In February, the Legislature concluded that making a midyear 10 percent rollback in payments available to physicians treating Medi-Cal’s 6.7 million poor, elderly and disabled would be a hard-nosed but practical way to quickly save an estimated $568 million, starting this summer.
But the always-rational Elizabeth Hill, the nonpartisan state legislative analyst, quickly listed the ways this is a thoroughly bad idea: For one thing, more than half of Medi-Cal funding comes from the federal government. So every dollar the Legislature takes away from Medi-Cal means the program loses approximately $1.25 more from U.S. matching funds.

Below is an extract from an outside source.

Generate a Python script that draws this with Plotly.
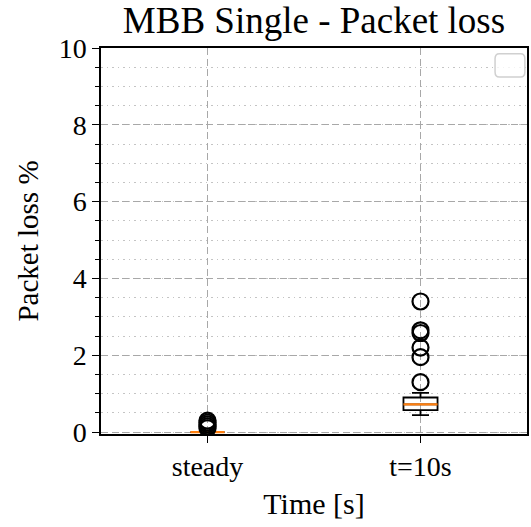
import plotly.graph_objects as go

categories = ["steady", "t=10s"]
positions = [1, 2]
q1 = [0.0, 0.57]
median = [0.0, 0.72]
q3 = [0.0, 0.90]
lower_whisker = [0.0, 0.44]
upper_whisker = [0.0, 1.02]
outliers_steady = [0.30, 0.25, 0.20, 0.15, 0.10]
outliers_t10 = [3.40, 2.65, 2.58, 2.20, 1.95, 1.30]
outliers = [outliers_steady, outliers_t10]

FONT = "Liberation Serif"
BOX_W = 0.16

fig = go.Figure()
for i, pos in enumerate(positions):
    fig.add_trace(go.Box(
        x=[pos], q1=[q1[i]], median=[median[i]], q3=[q3[i]],
        lowerfence=[lower_whisker[i]], upperfence=[upper_whisker[i]],
        width=BOX_W, whiskerwidth=0.5, boxpoints=False,
        line=dict(color="black", width=1.8), fillcolor="rgba(0,0,0,0)",
        showlegend=False, hoverinfo="skip",
    ))
for i, pos in enumerate(positions):
    fig.add_trace(go.Scatter(
        x=[pos - BOX_W / 2, pos + BOX_W / 2], y=[median[i], median[i]],
        mode="lines", line=dict(color="#ff7f0e", width=2.2),
        showlegend=False, hoverinfo="skip",
    ))
    fig.add_trace(go.Scatter(
        x=[pos] * len(outliers[i]), y=outliers[i], mode="markers",
        marker=dict(symbol="circle-open", size=16, color="black",
                    line=dict(width=2.2, color="black")),
        showlegend=False, hoverinfo="skip",
    ))

# empty legend frame (as in the reference)
fig.add_shape(type="path", xref="paper", yref="paper",
              path="M 0.935 0.985 L 0.985 0.985 Q 0.995 0.985 0.995 0.972 "
                   "L 0.995 0.938 Q 0.995 0.925 0.985 0.925 L 0.935 0.925 "
                   "Q 0.925 0.925 0.925 0.938 L 0.925 0.972 Q 0.925 0.985 0.935 0.985 Z",
              line=dict(color="#d0d0d0", width=1.5), fillcolor="rgba(255,255,255,0.8)")

fig.update_layout(
    width=531, height=527,
    margin=dict(l=101, r=2, t=48, b=93),
    paper_bgcolor="white", plot_bgcolor="white",
    font=dict(family=FONT, size=29, color="black"),
    title=dict(text="MBB Single - Packet loss", x=0.5, xref="paper",
               xanchor="center", y=0.962, yanchor="middle",
               font=dict(family=FONT, size=37)),
)
fig.update_xaxes(
    range=[0.5, 2.5], tickvals=positions, ticktext=categories,
    showline=True, linecolor="black", linewidth=1.5, mirror=True,
    ticks="outside", ticklen=7, tickwidth=1.2, tickcolor="black",
    tickfont=dict(family=FONT, size=28),
    showgrid=True, gridcolor="#a8a8a8", griddash="7px,3.5px", gridwidth=1.4,
    zeroline=False,
    title=dict(text="Time [s]", font=dict(family=FONT, size=30), standoff=12),
)
fig.update_yaxes(
    range=[-0.05, 10], tickvals=[0, 2, 4, 6, 8, 10],
    showline=True, linecolor="black", linewidth=1.5, mirror=True,
    ticks="outside", ticklen=7, tickwidth=1.2, tickcolor="black",
    tickfont=dict(family=FONT, size=28),
    showgrid=True, gridcolor="#a8a8a8", griddash="7px,3.5px", gridwidth=1.4,
    zeroline=False,
    minor=dict(dtick=0.5, tick0=0, ticks="outside", ticklen=4, tickwidth=1,
               tickcolor="black", showgrid=True, gridcolor="#c4c4c4",
               griddash="1.5px,4px", gridwidth=1.3),
    title=dict(text="Packet loss %", font=dict(family=FONT, size=29), standoff=12),
)

fig.write_html("out.html")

Even more damaging, unless the low-income Californians unable to obtain Medi-Cal treatment simply decide to lay down in the streets and wait to die, they have only one reasonable alternative. They must wait for hours at locally funded public health clinics or, more likely, the overburdened emergency rooms of not-for-profit hospitals and county medical centers such as San Francisco General Hospital and San Mateo Medical Center — where treatment costs three or four times more.
So the Legislature’s Medi-Cal cuts are simply another budgetary shell game, shifting state health care expenditures onto already-hard-pressed local jurisdictions and onto private hospitals, which then boost costs to privateinsurers that in turn raise prices to consumers. In 2005, a Blue Cross study estimated its average client family pays an extra $950 yearly because of this.
It is almost startling, but approximately one out of seven San Franciscans is a Medi-Cal client. Nearly 115,000 residents are on Medi-Cal, according to the California Department of Health and Human Services. So the pending 10 percent funding cut could lose The City an estimated $9 million. Not to mention that Medi-Cal access is already falling drastically statewide, with more and more physicians refusing to accept patients on the program.
Mayor Gavin Newsom was in Sacramento on Tuesday announcing that he is prepared to file a lawsuit to roll back the Legislature’s 10 percent Medi-Cal cuts. More often than not, making budget policy in the courts is a bad idea.
But with San Francisco now facing its own $338 million deficit, we cannot see that Mayor Newsom has any other alternative except to fight as hard as he can stop the state from playing its latest trick on the counties.
Meanwhile, San Francisco Unified School District SuperintendentCarlos Garcia has already threatened to sue California in order to force long-term funding stability. The state can expect many more of these lawsuits until it finally gets serious about reworking the grotesquely flawed budgeting process.